Revision as of 13:26, 31 January 2008 by Paul.socialphysics.org
- An Entity represented or existing in the digital realm which is being described or dealt with.
- A Digital Subject has zero or more Identity Attributes
As Used In Higgins
- Most Digital Subjects have one SubjectId Identity Attribute
- Some of these Identity Attributes may be Relations that are references to other Digital Subjects in the same or different Contexts
- Relationship to an Entity: Although any given Digital Subject is relevant to, and exists within a given Context, a single Entity may be represented as one (or more) Digital Subject(s) in one Context and yet other Digital Subjects in another Contexts. By linking or "federating" these disparate Digital Subjects one can gain a more unified view of a given Entity. Contexts representing different systems, organizations and entire enterprises with widely varying storage and trust models are handled using this Digital Subject linking approach. For example the Entity "Bob Smith" could be represented as two Digital Subjects; the first having "bsmith" as an identifier and the second having "bob" as an identifier. These two Digital Subjects may be in the same or in different Contexts.

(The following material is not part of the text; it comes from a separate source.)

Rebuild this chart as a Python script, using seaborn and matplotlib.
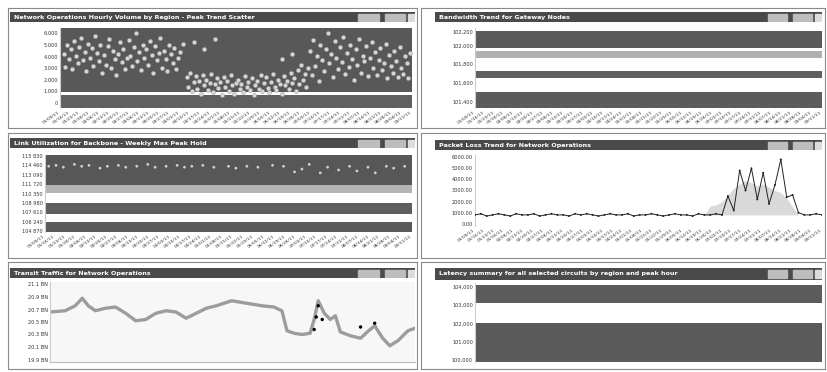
import numpy as np
import pandas as pd
import matplotlib
matplotlib.use('Agg')
import matplotlib.pyplot as plt
import seaborn as sns

W, H = 827, 372

# titulos de los paneles (texto casi ilegible en la captura)
titles = [
    'Network Operations Hourly Volume by Region - Peak Trend Scatter',
    'Bandwidth Trend for Gateway Nodes',
    'Link Utilization for Backbone - Weekly Max Peak Hold',
    'Packet Loss Trend for Network Operations',
    'Transit Traffic for Network Operations',
    'Latency summary for all selected circuits by region and peak hour',
]

# panel 1: nube de puntos
p1_x = [1, 1.5, 2, 2.5, 3, 3.5, 4, 4.5, 5, 5.5, 6, 6.5, 7, 7.5, 8, 8.5, 9, 9.5, 10, 10.5,
        11, 11.5, 12, 12.5, 13, 13.5, 14, 14.5, 15, 15.5, 16, 16.5, 17, 17.5, 18, 18.5, 19,
        19.5, 20, 20.5, 21, 21.5, 22, 22.5, 23, 23.5, 24, 24.5, 25, 25.5, 26, 26.5, 27, 27.5,
        28, 28.5, 29, 29.5, 30, 30.5, 31, 31.5, 32, 32.5, 33, 33.5, 34, 35,
        36, 36.5, 37, 37.5, 38, 38.5, 39, 39.5, 40, 40.5, 41, 41.5, 42, 42.5, 43, 43.5, 44,
        44.5, 45, 45.5, 46, 46.5, 47, 47.5, 48, 48.5, 49, 49.5, 50, 50.5, 51, 51.5, 52, 52.5,
        53, 53.5, 54, 54.5, 55, 55.5, 56, 56.5, 57, 57.5, 58, 58.5, 59, 59.5, 60, 60.5, 61,
        61.5, 62, 62.5, 63, 63.5, 64, 64.5, 65, 65.5, 66, 66.5, 67, 67.5, 68, 68.5, 69, 69.5,
        70, 70.5, 38, 41, 44, 63, 66,
        71, 71.5, 72, 72.5, 73, 73.5, 74, 74.5, 75, 75.5, 76, 76.5, 77, 77.5, 78, 78.5, 79,
        79.5, 80, 80.5, 81, 81.5, 82, 82.5, 83, 83.5, 84, 84.5, 85, 85.5, 86, 86.5, 87, 87.5,
        88, 88.5, 89, 89.5, 90, 90.5, 91, 91.5, 92, 92.5, 93, 93.5, 94, 94.5, 95, 95.5, 96,
        96.5, 97, 97.5, 98, 98.5, 99, 99.5]
p1_y = [4.2, 3.1, 5.0, 3.8, 4.6, 2.9, 5.3, 4.0, 3.4, 4.8, 5.6, 3.7, 4.4, 2.7, 5.1, 3.9, 4.7, 3.2, 5.8, 4.3,
        3.6, 5.0, 2.6, 4.1, 3.3, 4.9, 5.5, 3.0, 4.5, 3.8, 2.4, 4.2, 5.2, 3.5, 4.6, 2.9, 3.9,
        5.4, 4.0, 3.2, 4.8, 6.0, 3.6, 4.4, 2.8, 5.0, 3.9, 4.6, 3.3, 5.3, 4.1, 2.6, 4.9, 3.7,
        4.3, 5.6, 3.0, 4.5, 3.8, 2.7, 5.0, 4.2, 3.4, 4.7, 2.9, 3.9, 4.4, 5.1,
        2.2, 1.4, 2.6, 1.0, 1.8, 2.3, 1.2, 1.9, 0.8, 2.4, 1.5, 2.0, 1.1, 1.7, 2.5, 0.9, 1.6,
        2.1, 1.3, 1.8, 0.7, 2.2, 1.4, 1.9, 1.0, 2.4, 1.5, 0.8, 1.7, 2.0, 1.2, 1.6, 0.9, 2.3,
        1.4, 1.8, 1.1, 2.1, 0.7, 1.5, 1.9, 1.2, 2.4, 1.0, 1.7, 2.2, 1.3, 0.9, 1.8, 2.5, 1.4,
        1.1, 2.0, 1.6, 0.8, 2.3, 1.5, 1.9, 1.2, 2.6, 1.7, 2.1, 1.0, 2.8, 1.6, 3.3, 2.0, 2.5,
        1.4, 3.0, 5.2, 4.6, 5.5, 3.8, 4.2,
        4.5, 2.4, 5.4, 3.2, 4.0, 1.9, 5.0, 3.7, 2.7, 4.6, 6.0, 3.4, 4.2, 2.2, 5.3, 3.9, 2.9,
        4.8, 3.5, 5.7, 2.5, 4.3, 3.1, 5.0, 3.8, 2.0, 4.6, 3.3, 5.5, 2.6, 4.0, 3.6, 4.9, 2.3,
        3.9, 5.2, 3.0, 4.4, 2.4, 3.7, 4.7, 2.8, 3.4, 5.1, 2.1, 4.1, 3.2, 2.6, 4.5, 3.6, 2.2,
        4.8, 3.0, 2.5, 4.0, 3.4, 2.1, 4.3]
p1_yticks = ['0', '1,000', '2,000', '3,000', '4,000', '5,000', '6,000']
p1_bands = [(-0.45, 0.68, '#606060'), (0.94, 6.45, '#585858')]

# panel 2: franjas
p2_yticks = ['101,400', '101,600', '101,800', '102,000', '102,200']
p2_tickpos = [0.4, 1.9, 3.4, 4.9, 6.0]
p2_bands = [(-0.1, 1.2, '#5c5c5c'), (2.3, 2.9, '#606060'), (3.9, 4.5, '#b0b0b0'), (4.7, 6.1, '#5a5a5a')]

# panel 3: franjas con puntos arriba
p3_x = [1, 3, 5, 8, 10, 12, 15, 17, 20, 22, 25, 28, 30, 33, 36, 38, 40, 43, 46, 50, 52, 55,
        58, 62, 65, 68, 70, 72, 75, 77, 80, 83, 85, 88, 90, 93, 95, 98]
p3_y = [6.9, 7.0, 6.8, 7.1, 6.9, 7.0, 6.7, 6.9, 7.0, 6.8, 6.9, 7.1, 6.8, 6.9, 7.0, 6.8, 6.9,
        7.0, 6.8, 6.9, 6.7, 6.9, 6.8, 7.0, 6.9, 6.3, 6.6, 7.1, 6.2, 6.8, 6.5, 6.9, 6.4, 6.8,
        6.2, 6.9, 6.7, 6.9]
p3_yticks = ['104 870', '106 240', '107 610', '108 980', '110 350', '111 720', '113 090',
             '114 460', '115 830']
p3_bands = [(-0.1, 1.0, '#5a5a5a'), (1.8, 3.0, '#5e5e5e'), (4.1, 4.9, '#b4b4b4'), (4.9, 8.1, '#575757')]

# panel 4: linea con picos
p4_y = [0.8, 0.9, 0.7, 0.8, 0.9, 0.8, 0.7, 0.9, 0.8, 0.8, 0.9, 0.7, 0.8, 0.9, 0.8, 0.8,
        0.7, 0.9, 0.8, 0.9, 0.8, 0.7, 0.8, 0.9, 0.8, 0.8, 0.9, 0.7, 0.8, 0.8, 0.9, 0.8,
        0.7, 0.8, 0.9, 0.8, 0.8, 0.7, 0.9, 0.8, 0.8, 0.9, 0.8, 2.5, 1.2, 4.8, 3.0, 5.0,
        2.2, 4.6, 1.8, 3.5, 5.8, 2.4, 2.6, 1.0, 0.8, 0.8, 0.9, 0.8]
p4_shade = [0, 0, 0, 0, 0, 0, 0, 0, 0, 0, 0, 0, 0, 0, 0, 0, 0, 0, 0, 0, 0, 0, 0, 0, 0, 0,
            0, 0, 0, 0, 0, 0, 0, 0, 0, 0, 0, 0, 0, 0, 1.6, 1.7, 2.0, 2.6, 3.2, 3.6, 3.9, 3.7,
            3.4, 3.6, 3.3, 3.0, 2.8, 2.3, 1.5, 0, 0, 0, 0, 0]
p4_yticks = ['0.00', '1000.00', '2000.00', '3000.00', '4000.00', '5000.00', '6000.00']

# panel 5: linea suave
p5_x = [0, 15, 25, 32, 38, 45, 55, 65, 75, 85, 95, 105, 115, 125, 135, 145, 155, 165, 180,
        195, 210, 222, 230, 235, 242, 250, 258, 262, 266, 272, 278, 283, 288, 298, 308,
        316, 322, 330, 337, 345, 355, 362]
p5_y = [3.8, 3.9, 4.3, 4.9, 4.3, 3.9, 4.1, 4.2, 3.7, 3.1, 3.2, 3.7, 3.9, 3.8, 3.3, 3.7,
        4.1, 4.3, 4.7, 4.5, 4.3, 4.2, 3.9, 2.3, 2.1, 2.0, 2.1, 3.2, 4.7, 3.7, 3.2, 3.5,
        2.2, 1.9, 1.7, 2.3, 2.7, 1.7, 1.1, 1.5, 2.3, 2.5]
p5_dots_x = [322, 262, 264, 266, 270, 308]
p5_dots_y = [2.9, 2.4, 3.4, 4.3, 3.2, 2.6]
p5_yticks = ['19.9 BN', '20.1 BN', '20.3 BN', '20.5 BN', '20.7 BN', '20.9 BN', '21.1 BN']

# panel 6: franjas
p6_yticks = ['100,000', '101,000', '102,000', '103,000', '104,000']
p6_bands = [(-0.1, 2.0, '#5a5a5a'), (3.1, 4.1, '#5c5c5c')]

# etiquetas del eje x (fechas)
dates = pd.date_range('2011-01-03', periods=36, freq='W').strftime('%m/%d/%y').tolist()

sns.set_style('white')
plt.rcParams['font.family'] = ['DejaVu Sans']

fig = plt.figure(figsize=(8.27, 3.72), dpi=100)
fig.patch.set_facecolor('white')


def rect(x0, y0, x1, y1):
    return [x0 / W, 1 - y1 / H, (x1 - x0) / W, (y1 - y0) / H]


def frame(x0, y0, x1, y1):
    fr = fig.add_axes(rect(x0, y0, x1, y1), zorder=-5)
    fr.set_xticks([])
    fr.set_yticks([])
    for s in fr.spines.values():
        s.set_color('#8a8a8a')
        s.set_linewidth(0.8)


def title_bar(x0, y0, x1, y1, text):
    tb = fig.add_axes(rect(x0, y0, x1, y1))
    tb.set_facecolor('#4a4a4a')
    tb.set_xlim(0, 1)
    tb.set_ylim(0, 1)
    tb.set_xticks([])
    tb.set_yticks([])
    for s in tb.spines.values():
        s.set_visible(False)
    tb.text(0.01, 0.5, text, color='white', fontsize=4.6, fontweight='bold', va='center')
    for xi in [0.86, 0.925]:
        tb.add_patch(plt.Rectangle((xi, 0.15), 0.05, 0.7, color='#bdbdbd'))
    tb.add_patch(plt.Rectangle((0.982, 0.15), 0.016, 0.7, color='#dcdcdc'))


def setup(ax, ylim, labels, xlim=(0, 100), rot=35, ypos=None):
    ax.set_xlim(*xlim)
    ax.set_ylim(*ylim)
    ax.set_yticks(ypos if ypos is not None else range(len(labels)))
    ax.set_yticklabels(labels, fontsize=3.6, color='#333333')
    xt = np.linspace(xlim[0], xlim[1], len(dates))
    ax.set_xticks(xt)
    ax.set_xticklabels(dates, fontsize=3.2, rotation=rot, ha='right', color='#333333')
    ax.tick_params(length=0, pad=1.5)
    ax.set_xlabel('')
    ax.set_ylabel('')
    for s in ax.spines.values():
        s.set_visible(False)
    ax.spines['left'].set_visible(True)
    ax.spines['left'].set_color('#cccccc')


def bands(ax, spec):
    for lo, hi, c in spec:
        ax.axhspan(lo, hi, color=c, zorder=0, lw=0)


# marcos de los paneles
frame(8, 8, 417, 128)
frame(421, 8, 825, 128)
frame(8, 133, 417, 258)
frame(421, 133, 825, 258)
frame(8, 262, 417, 369)
frame(421, 262, 825, 369)

# panel 1
title_bar(10, 12, 415, 22, titles[0])
ax1 = fig.add_axes(rect(60, 28, 412, 108))
bands(ax1, p1_bands)
sns.scatterplot(x=p1_x, y=p1_y, ax=ax1, color='#d6d6d6', s=9, edgecolor='#9a9a9a',
                linewidth=0.3, zorder=3)
setup(ax1, (-0.45, 6.45), p1_yticks)

# panel 2
title_bar(435, 12, 822, 22, titles[1])
ax2 = fig.add_axes(rect(475, 28, 822, 108))
bands(ax2, p2_bands)
setup(ax2, (-0.1, 6.3), p2_yticks, ypos=p2_tickpos)

# panel 3
title_bar(10, 138, 415, 148, titles[2])
ax3 = fig.add_axes(rect(45, 155, 412, 232))
bands(ax3, p3_bands)
sns.scatterplot(x=p3_x, y=p3_y, ax=ax3, color='#d0d0d0', s=4, edgecolor='none', zorder=3)
setup(ax3, (-0.1, 8.1), p3_yticks)

# panel 4
title_bar(435, 140, 822, 150, titles[3])
ax4 = fig.add_axes(rect(475, 155, 822, 226))
p4_x = list(range(len(p4_y)))
ax4.fill_between(p4_x, 0.8, [max(v, 0.8) for v in p4_shade], color='#d9d9d9', lw=0, zorder=1)
sns.lineplot(x=p4_x, y=p4_y, ax=ax4, color='#222222', lw=0.7, zorder=3)
sns.scatterplot(x=p4_x, y=p4_y, ax=ax4, color='#222222', s=2, edgecolor='none', zorder=4)
setup(ax4, (-0.2, 6.2), p4_yticks, xlim=(0, len(p4_y) - 1))

# panel 5
title_bar(10, 268, 415, 278, titles[4])
ax5 = fig.add_axes(rect(50, 282, 415, 362))
ax5.set_facecolor('#f7f7f7')
sns.lineplot(x=p5_x, y=p5_y, ax=ax5, color='#9c9c9c', lw=2.4, zorder=2)
sns.scatterplot(x=p5_dots_x, y=p5_dots_y, ax=ax5, color='black', s=6, edgecolor='none', zorder=3)
setup(ax5, (-0.2, 6.2), p5_yticks, xlim=(0, 362), rot=0)
ax5.set_xticklabels(['' for d in dates])
ax5.spines['bottom'].set_visible(True)
ax5.spines['bottom'].set_color('#bbbbbb')

# panel 6
title_bar(435, 268, 822, 280, titles[5])
ax6 = fig.add_axes(rect(475, 283, 822, 362))
bands(ax6, p6_bands)
setup(ax6, (-0.1, 4.2), p6_yticks)
ax6.set_xticklabels(['' for d in dates])

fig.savefig('out.png', dpi=100, facecolor='white')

- Contexts can be nested (e.g. enterprises have sub-organizations, and there are systems within an enterprise/org, etc.) or related through other means (employment/HR system vs. customer system where same person is a customer and an employee). Thus linking the Digital Subjects relevant to those contexts provides an overall view of a Digital Subject (or at least a partial "overall" view to those Contexts).
- The information contained in a Digital Subject is not necessarily a pure subset of the union of all of the information contained in all of the Digital Subjects of an Entity taken together. There is no consistency constraint imposed between the Digital Subjects of an Entity. For example, a person could claim that their name was Joe in one Digital Subject and JoAnn in another.